21 Barb. 317 | N.Y. Sup. Ct. | 1856
It has long been well settled, that an entire and indivisible demand cannot be split up by a party, so as to form the basis of two actions; that if a plaintiff bring an action for part only of an entire and indivisible demand, the judgment in that action is a conclusive bar to a subsequent suit for another part of the same demand. (Bendernagle v. Cocks, 19 Wend. 207. Colvin v. Corwin, 15 id. 557. Guernsy v. Carver, 8 id. 492. Miller v. Covert, 1 id. 487. Smith v. Jones, 15 John. 229. Farrington v. Payne, Id. 432. Phillips v. Berick, 16 id. 136. Willard v. Sperry, Id. 121. Stevens v. Lockwood, 13 Wend. 644. Waterbury v. Graham, 4 Sandf. 215.) There is no disparity in the cases, that a recovery for part of an entire demand bars a suit for the whole.
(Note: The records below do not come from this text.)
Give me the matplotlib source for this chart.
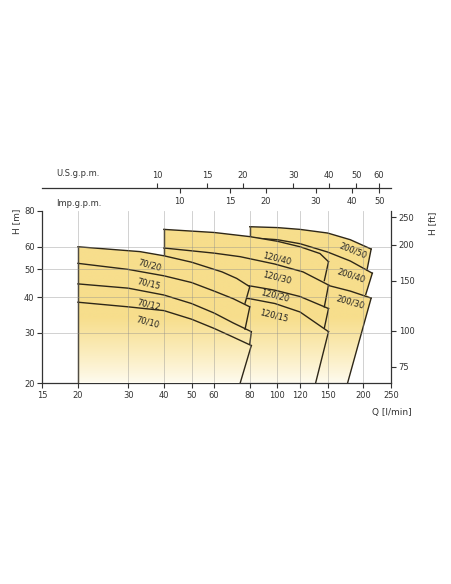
import numpy as np
import matplotlib
matplotlib.use("Agg")
import matplotlib.pyplot as plt
from matplotlib.patches import Polygon
from matplotlib.ticker import NullLocator

plt.rcParams['font.family'] = ['DejaVu Sans']

# pump curves: Q in l/min, H in m
q_70_20 = [20, 33, 40, 50, 64, 72, 80]
h_70_20 = [60, 57.7, 55.8, 53, 49, 46.5, 43.5]
q_70_15 = [20, 30, 40, 50, 60, 70, 80]
h_70_15 = [52.5, 50, 47.5, 45, 42, 39.5, 37]
q_70_12 = [20, 30, 40, 50, 60, 70, 81]
h_70_12 = [44.5, 43, 40.7, 38, 35.2, 32.5, 30.3]
q_70_10 = [20, 30, 40, 50, 60, 70, 81]
h_70_10 = [38.4, 37, 35.9, 33.5, 31.1, 29, 27.1]
feet_70 = [(77, 38.1), (77, 30.9), (80, 27.4), (74, 20)]

q_120_40 = [40, 60, 80, 100, 120, 141, 151]
h_120_40 = [69, 67.3, 65.1, 62.7, 60, 56.8, 53.2]
q_120_30 = [40, 60, 74, 98, 123, 151]
h_120_30 = [59.4, 57, 55.4, 52.2, 49, 44.1]
q_120_20 = [40, 60, 80, 98, 120, 151]
h_120_20 = [47, 45.5, 43.8, 42.3, 40.2, 36.5]
q_120_15 = [40, 60, 80, 98, 120, 151]
h_120_15 = [42, 40.8, 39.5, 38, 35.5, 30.3]
feet_120 = [(146, 45.7), (146, 37.0), (146, 31.2), (136, 20)]

q_200_50 = [80, 100, 120, 150, 180, 213]
h_200_50 = [70.5, 70, 69, 67, 63.5, 58.9]
q_200_40 = [80, 100, 120, 150, 180, 215]
h_200_40 = [64.5, 63.5, 61.5, 57.5, 53.5, 48.5]
q_200_30 = [80, 120, 150, 180, 213]
h_200_30 = [50, 47, 44, 42, 39.7]
feet_200 = [(206, 49.8), (204, 40.9), (176, 20)]

labels_70 = ['70/20', '70/15', '70/12', '70/10']
labels_120 = ['120/40', '120/30', '120/20', '120/15']
labels_200 = ['200/50', '200/40', '200/30']

q_ticks = [15, 20, 30, 40, 50, 60, 80, 100, 120, 150, 200, 250]
h_ticks = [20, 30, 40, 50, 60, 80]
ft_ticks = [75, 100, 150, 200, 250]
us_ticks = [10, 15, 20, 30, 40, 50, 60]
imp_ticks = [10, 15, 20, 30, 40, 50]

W, H = 452, 584
fig = plt.figure(figsize=(W / 100, H / 100), dpi=100)
left, right, top, bottom = 42.3, 391, 211, 383.3
ax = fig.add_axes([left / W, 1 - bottom / H, (right - left) / W, (bottom - top) / H])
ax.set_xscale('log')
ax.set_yscale('log')
ax.set_xlim(15, 250)
ax.set_ylim(20, 80)

lc = '#2e2718'
t = np.linspace(0, 1, 300)[:, None]
s = np.clip((t + 0.02) / 0.4, 0, 1) ** 0.85
c_top = np.array([247, 222, 140]) / 255
c_bot = np.array([255, 254, 248]) / 255
grad = c_bot + (c_top - c_bot) * s[..., None]


def draw_group(curves, feet, names, label_pos, z):
    q0 = curves[0][0][0]
    verts = [(q0, 20)] + list(zip(*curves[0]))
    for i, foot in enumerate(feet):
        verts.append(foot)
        if i + 1 < len(curves):
            verts.append((curves[i + 1][0][-1], curves[i + 1][1][-1]))
    poly = Polygon(verts, closed=True, transform=ax.transData)
    im = ax.imshow(grad, origin='lower', extent=[0, 1, 0, 1], transform=ax.transAxes,
                   aspect='auto', zorder=z, interpolation='bilinear')
    im.set_clip_path(poly)
    ax.plot([q0, q0], [20, curves[0][1][0]], color=lc, lw=1, zorder=z + 0.5)
    for (q, h), foot in zip(curves, feet):
        ax.plot(q, h, color=lc, lw=1, zorder=z + 0.5, solid_joinstyle='round')
        ax.plot([q[-1], foot[0]], [h[-1], foot[1]], color=lc, lw=1, zorder=z + 0.5)
    for name, (lq, lh, rot) in zip(names, label_pos):
        ax.text(lq, lh, name, rotation=rot, ha='center', va='center', fontsize=6,
                color='#222', zorder=z + 0.6, rotation_mode='anchor')


draw_group([(q_200_50, h_200_50), (q_200_40, h_200_40), (q_200_30, h_200_30)],
           feet_200, labels_200,
           [(184, 58.0, -22), (182, 47.4, -18), (179.6, 38.5, -16)], 1)
draw_group([(q_120_40, h_120_40), (q_120_30, h_120_30), (q_120_20, h_120_20),
            (q_120_15, h_120_15)],
           feet_120, labels_120,
           [(99.7, 54.4, -14), (99.7, 46.7, -14), (98, 40.4, -14), (97, 34.6, -14)], 2)
draw_group([(q_70_20, h_70_20), (q_70_15, h_70_15), (q_70_12, h_70_12),
            (q_70_10, h_70_10)],
           feet_70, labels_70,
           [(35.8, 51.8, -15), (35.5, 44.5, -13), (35.5, 37.5, -13), (35.1, 32.8, -15)], 3)

for q in q_ticks[1:-1]:
    ax.axvline(q, color='#8a8a8a', lw=0.6, alpha=0.45, zorder=5)
for h in h_ticks[1:-1]:
    ax.axhline(h, color='#8a8a8a', lw=0.6, alpha=0.45, zorder=5)

ax.set_xticks(q_ticks, [str(v) for v in q_ticks])
ax.set_yticks(h_ticks, [str(v) for v in h_ticks])
ax.xaxis.set_minor_locator(NullLocator())
ax.yaxis.set_minor_locator(NullLocator())
ax.tick_params(direction='out', length=3.6, width=0.8, labelsize=6, pad=2,
               colors='#333')
ax.spines['top'].set_visible(False)
ax.spines['right'].set_visible(False)
for sp in ['left', 'bottom']:
    ax.spines[sp].set_color('#333')
    ax.spines[sp].set_linewidth(0.9)

ax2 = ax.twinx()
ax2.set_yscale('log')
ax2.set_ylim(20 / 0.3048, 80 / 0.3048)
ax2.set_yticks(ft_ticks, [str(v) for v in ft_ticks])
ax2.yaxis.set_minor_locator(NullLocator())
ax2.tick_params(direction='out', length=3.6, width=0.8, labelsize=6, pad=2,
                colors='#333')
for sp in ['top', 'left', 'bottom']:
    ax2.spines[sp].set_visible(False)
ax2.spines['right'].set_color('#333')
ax2.spines['right'].set_linewidth(0.9)

# gallons scales above the chart
yline = 1 - 188.3 / H
rect = [left / W, yline, (right - left) / W, 0.0001]
axu = fig.add_axes(rect)
axu.set_xscale('log')
axu.set_xlim(15 / 3.785, 250 / 3.785)
axu.patch.set_visible(False)
for sp in ['left', 'right', 'bottom']:
    axu.spines[sp].set_visible(False)
axu.spines['top'].set_color('#333')
axu.spines['top'].set_linewidth(0.9)
axu.yaxis.set_visible(False)
axu.xaxis.tick_top()
axu.set_xticks(us_ticks, [str(v) for v in us_ticks])
axu.xaxis.set_minor_locator(NullLocator())
axu.tick_params(axis='x', direction='out', length=3.6, width=0.8, labelsize=6,
                pad=2, colors='#333')

axi = fig.add_axes(rect)
axi.set_xscale('log')
axi.set_xlim(15 / 4.546, 250 / 4.546)
axi.patch.set_visible(False)
for sp in axi.spines.values():
    sp.set_visible(False)
axi.yaxis.set_visible(False)
axi.set_xticks(imp_ticks, [str(v) for v in imp_ticks])
axi.xaxis.set_minor_locator(NullLocator())
axi.tick_params(axis='x', direction='out', length=3.6, width=0.8, labelsize=6,
                pad=2.5, colors='#333')

fig.text(56 / W, 1 - 174 / H, 'U.S.g.p.m.', fontsize=6, va='center', ha='left', color='#333')
fig.text(56 / W, 1 - 203 / H, 'Imp.g.p.m.', fontsize=6, va='center', ha='left', color='#333')
fig.text(17 / W, 1 - 221 / H, 'H [m]', fontsize=6.5, rotation=90, va='center', ha='center', color='#333')
fig.text(433 / W, 1 - 223 / H, 'H [ft]', fontsize=6.5, rotation=90, va='center', ha='center', color='#333')
fig.text(392 / W, 1 - 413 / H, 'Q [l/min]', fontsize=6.5, va='center', ha='center', color='#333')

fig.savefig('out.png', dpi=100, facecolor='white')
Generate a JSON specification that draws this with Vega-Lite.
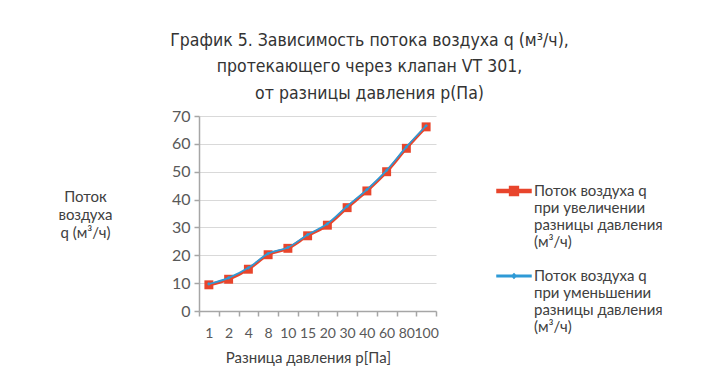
{
  "$schema": "https://vega.github.io/schema/vega-lite/v6.json",
  "autosize": {"type": "none"},
  "width": 237,
  "height": 195,
  "padding": {"left": 199, "top": 116, "right": 280, "bottom": 61},
  "background": "white",
  "config": {
    "view": {"stroke": null},
    "font": "Lato"
  },
  "title": {
    "text": ["График 5. Зависимость потока воздуха q (м³/ч),", "протекающего через клапан VT 301,", "от разницы давления p(Па)"],
    "font": "'Liberation Sans Narrow', 'DejaVu Sans Condensed', Roboto, sans-serif",
    "fontSize": 17.5,
    "fontWeight": "normal",
    "color": "#333333",
    "lineHeight": 26.5,
    "anchor": "middle",
    "frame": "group",
    "dx": 52,
    "offset": 6
  },
  "data": {
    "values": [
      {"p": "1", "q": 9.4, "series": "Поток воздуха q при увеличении разницы давления (м³/ч)"},
      {"p": "2", "q": 11.4, "series": "Поток воздуха q при увеличении разницы давления (м³/ч)"},
      {"p": "4", "q": 15.0, "series": "Поток воздуха q при увеличении разницы давления (м³/ч)"},
      {"p": "8", "q": 20.2, "series": "Поток воздуха q при увеличении разницы давления (м³/ч)"},
      {"p": "10", "q": 22.5, "series": "Поток воздуха q при увеличении разницы давления (м³/ч)"},
      {"p": "15", "q": 27.0, "series": "Поток воздуха q при увеличении разницы давления (м³/ч)"},
      {"p": "20", "q": 30.8, "series": "Поток воздуха q при увеличении разницы давления (м³/ч)"},
      {"p": "30", "q": 37.1, "series": "Поток воздуха q при увеличении разницы давления (м³/ч)"},
      {"p": "40", "q": 43.1, "series": "Поток воздуха q при увеличении разницы давления (м³/ч)"},
      {"p": "60", "q": 50.0, "series": "Поток воздуха q при увеличении разницы давления (м³/ч)"},
      {"p": "80", "q": 58.4, "series": "Поток воздуха q при увеличении разницы давления (м³/ч)"},
      {"p": "100", "q": 66.1, "series": "Поток воздуха q при увеличении разницы давления (м³/ч)"},
      {"p": "1", "q": 9.7, "series": "Поток воздуха q при уменьшении разницы давления (м³/ч)"},
      {"p": "2", "q": 11.9, "series": "Поток воздуха q при уменьшении разницы давления (м³/ч)"},
      {"p": "4", "q": 15.5, "series": "Поток воздуха q при уменьшении разницы давления (м³/ч)"},
      {"p": "8", "q": 20.6, "series": "Поток воздуха q при уменьшении разницы давления (м³/ч)"},
      {"p": "10", "q": 22.8, "series": "Поток воздуха q при уменьшении разницы давления (м³/ч)"},
      {"p": "15", "q": 27.4, "series": "Поток воздуха q при уменьшении разницы давления (м³/ч)"},
      {"p": "20", "q": 31.3, "series": "Поток воздуха q при уменьшении разницы давления (м³/ч)"},
      {"p": "30", "q": 37.6, "series": "Поток воздуха q при уменьшении разницы давления (м³/ч)"},
      {"p": "40", "q": 43.6, "series": "Поток воздуха q при уменьшении разницы давления (м³/ч)"},
      {"p": "60", "q": 50.5, "series": "Поток воздуха q при уменьшении разницы давления (м³/ч)"},
      {"p": "80", "q": 58.9, "series": "Поток воздуха q при уменьшении разницы давления (м³/ч)"},
      {"p": "100", "q": 66.5, "series": "Поток воздуха q при уменьшении разницы давления (м³/ч)"}
    ]
  },
  "encoding": {
    "x": {
      "field": "p",
      "type": "ordinal",
      "sort": null,
      "scale": {"type": "band", "paddingInner": 0, "paddingOuter": 0},
      "axis": {
        "title": "Разница давления p[Па]",
        "titleFont": "Lato",
        "titleFontSize": 15,
        "titleFontWeight": "normal",
        "titleColor": "#404040",
        "titleX": 109,
        "titlePadding": 10,
        "labelFont": "Lato",
        "labelFontSize": 14,
        "labelColor": "#595959",
        "labelAngle": 0,
        "labelOverlap": false,
        "labelPadding": 10,
        "tickBand": "extent",
        "tickSize": 5,
        "tickColor": "#A6A6A6",
        "tickWidth": 1.5,
        "domainColor": "#A6A6A6",
        "domainWidth": 1.5,
        "grid": false
      }
    },
    "y": {
      "field": "q",
      "type": "quantitative",
      "scale": {"domain": [0, 70]},
      "axis": {
        "values": [0, 10, 20, 30, 40, 50, 60, 70],
        "title": ["Поток", "воздуха", "q (м³/ч)"],
        "titleFont": "Lato",
        "titleFontSize": 15,
        "titleFontWeight": "normal",
        "titleColor": "#404040",
        "titleAngle": 0,
        "titleAlign": "center",
        "titleBaseline": "top",
        "titleLineHeight": 18,
        "titleX": -114,
        "titleY": 73,
        "labelFont": "Lato",
        "labelFontSize": 16,
        "labelColor": "#595959",
        "labelPadding": 4,
        "tickSize": 5,
        "tickColor": "#A6A6A6",
        "tickWidth": 1.5,
        "domainColor": "#A6A6A6",
        "domainWidth": 1.5,
        "gridColor": "#D9D9D9",
        "gridWidth": 1.2
      }
    },
    "color": {
      "field": "series",
      "type": "nominal",
      "scale": {
        "domain": ["Поток воздуха q при увеличении разницы давления (м³/ч)", "Поток воздуха q при уменьшении разницы давления (м³/ч)"],
        "range": ["#E8452C", "#2E9AD6"]
      },
      "legend": {
        "title": null,
        "orient": "none",
        "legendX": 297,
        "legendY": 57,
        "padding": 0,
        "symbolSize": 1156,
        "symbolOpacity": 1,
        "labelFont": "Lato",
        "labelFontSize": 15,
        "labelColor": "#404040",
        "labelLimit": 300,
        "labelOffset": 2,
        "rowPadding": 8,
        "labelExpr": "indexof(datum.label, 'увелич') >= 0 ? ['Поток воздуха q','при увеличении','разницы давления','(м³/ч)'] : ['Поток воздуха q','при уменьшении','разницы давления','(м³/ч)']"
      }
    }
  },
  "layer": [
    {
      "transform": [{"filter": "indexof(datum.series, 'увелич') >= 0"}],
      "mark": {"type": "line", "interpolate": "monotone", "strokeWidth": 3}
    },
    {
      "transform": [{"filter": "indexof(datum.series, 'увелич') >= 0"}],
      "mark": {"type": "point", "shape": "square", "filled": true, "size": 80, "opacity": 1}
    },
    {
      "transform": [{"filter": "indexof(datum.series, 'уменьш') >= 0"}],
      "mark": {"type": "line", "interpolate": "monotone", "strokeWidth": 1.75}
    },
    {
      "transform": [{"filter": "indexof(datum.series, 'уменьш') >= 0"}],
      "mark": {"type": "point", "shape": "diamond", "filled": true, "size": 14, "opacity": 1}
    },
    {
      "mark": {"type": "point", "filled": true, "opacity": 0},
      "encoding": {
        "shape": {
          "field": "series",
          "type": "nominal",
          "scale": {
            "domain": ["Поток воздуха q при увеличении разницы давления (м³/ч)", "Поток воздуха q при уменьшении разницы давления (м³/ч)"],
            "range": ["M-1,-0.09H1V0.09H-1ZM-0.26,-0.26H0.26V0.26H-0.26Z", "M-1,-0.045H1V0.045H-1ZM0,-0.13L0.13,0L0,0.13L-0.13,0Z"]
          },
          "legend": {
            "title": null,
            "orient": "none",
            "legendX": 297,
            "legendY": 57,
            "padding": 0,
            "symbolSize": 1156,
            "symbolOpacity": 1,
            "labelFont": "Lato",
            "labelFontSize": 15,
            "labelColor": "#404040",
            "labelLimit": 300,
            "labelOffset": 2,
            "rowPadding": 8,
            "labelExpr": "indexof(datum.label, 'увелич') >= 0 ? ['Поток воздуха q','при увеличении','разницы давления','(м³/ч)'] : ['Поток воздуха q','при уменьшении','разницы давления','(м³/ч)']"
          }
        }
      }
    }
  ]
}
There has been, sometimes, difficulty in discriminating between entire and several demands, and in this lies the perplexity, if there is any, in this case.
In my judgment, however, the demands under consideration were separate and distinct. They were not in the nature of a current account, but eaph was an entire contract, of itself. As to one, credit was given, while no time was given to the other.
Judgment 'affirmed.
C. L. Allen, Bockes and James, Justices.]